Cluster health profiles
The three clusters exhibit clearly differentiated health patterns and distinct diabetes risk compositions (chi-square confirms external validity).
| Cluster 0 | Cluster 1 | Cluster 2 | |
|---|---|---|---|
| Label | Low Risk | Lifestyle-driven | High Clinical Burden |
| BMI | Low | Moderate | High |
| GenHlth / PhysHlth | Good | Moderate | Poor |
| HighBP / HighChol / CVD | Low | Low–moderate | High |
| Physical activity | Moderate | Low | Low |
| Smoking / Alcohol | Low | High | Moderate |
| Diabetes composition | Lowest | Moderate | Highest |
| Intervention | Preventive | Lifestyle change | Clinical management |


Cluster 0 shows generally favourable health indicators — lower BMI, fewer chronic conditions, and better self-reported health — representing a low-risk profile suited to preventive health maintenance.
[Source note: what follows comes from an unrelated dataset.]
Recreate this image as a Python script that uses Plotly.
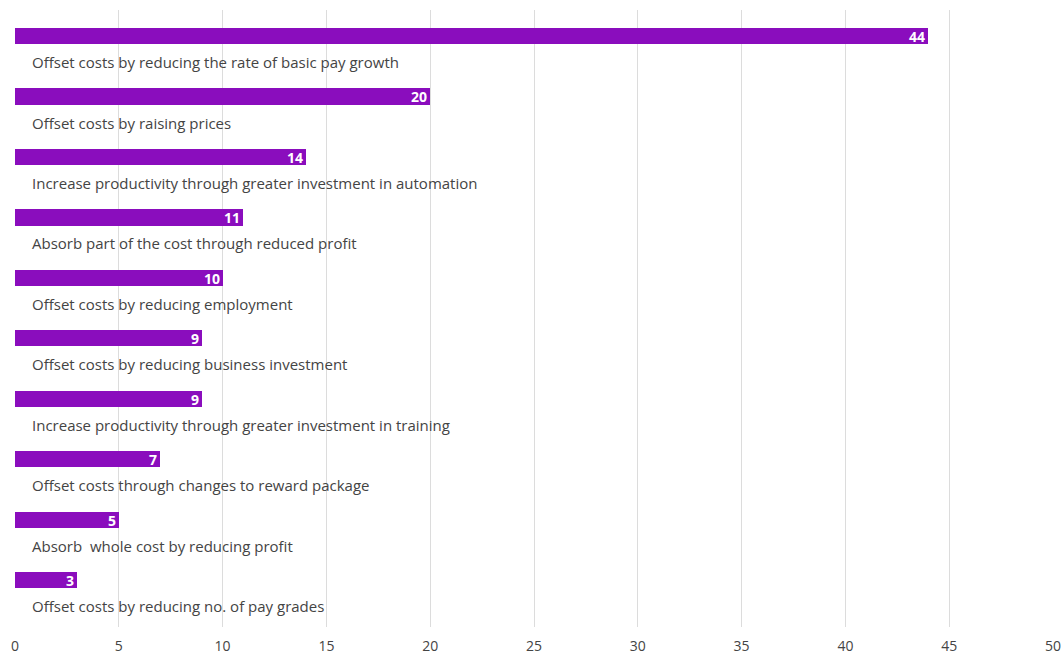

Cluster 1 is characterised primarily by lifestyle-related differences, particularly in physical activity, smoking, and dietary behaviours, despite relatively moderate clinical risk, indicating a need for behaviour-focused lifestyle interventions. Cluster 2 displays consistently elevated levels across multiple adverse health indicators, including BMI, poor general health, cardiovascular conditions, and mobility limitations — a high-risk profile driven by accumulated clinical burden that warrants targeted clinical management and monitoring.
The clear separation of health profiles across all three clusters supports the external validity of the clustering solution and its potential application in population-level diabetes risk stratification.
Reflection
Why LR over RF? Not AUC — both are comparable. The decision rests on the cost curve shape. LR’s flat minimum around t ≈ 0.48 means deployment threshold can be varied without sharply increasing cost. RF’s steep minimum at t ≈ 0.16 is fragile.
Why k=3? Not the highest silhouette — but the most stable across PCA representations. As Hennig (2007) notes: a meaningful cluster should not disappear easily when the data is changed in a non-essential way.
Limitations: BRFSS is cross-sectional — causality cannot be inferred. Both models lack reliable probability calibration across the full risk range. Clustering is sensitive to feature selection scope and PCA dimensionality choice.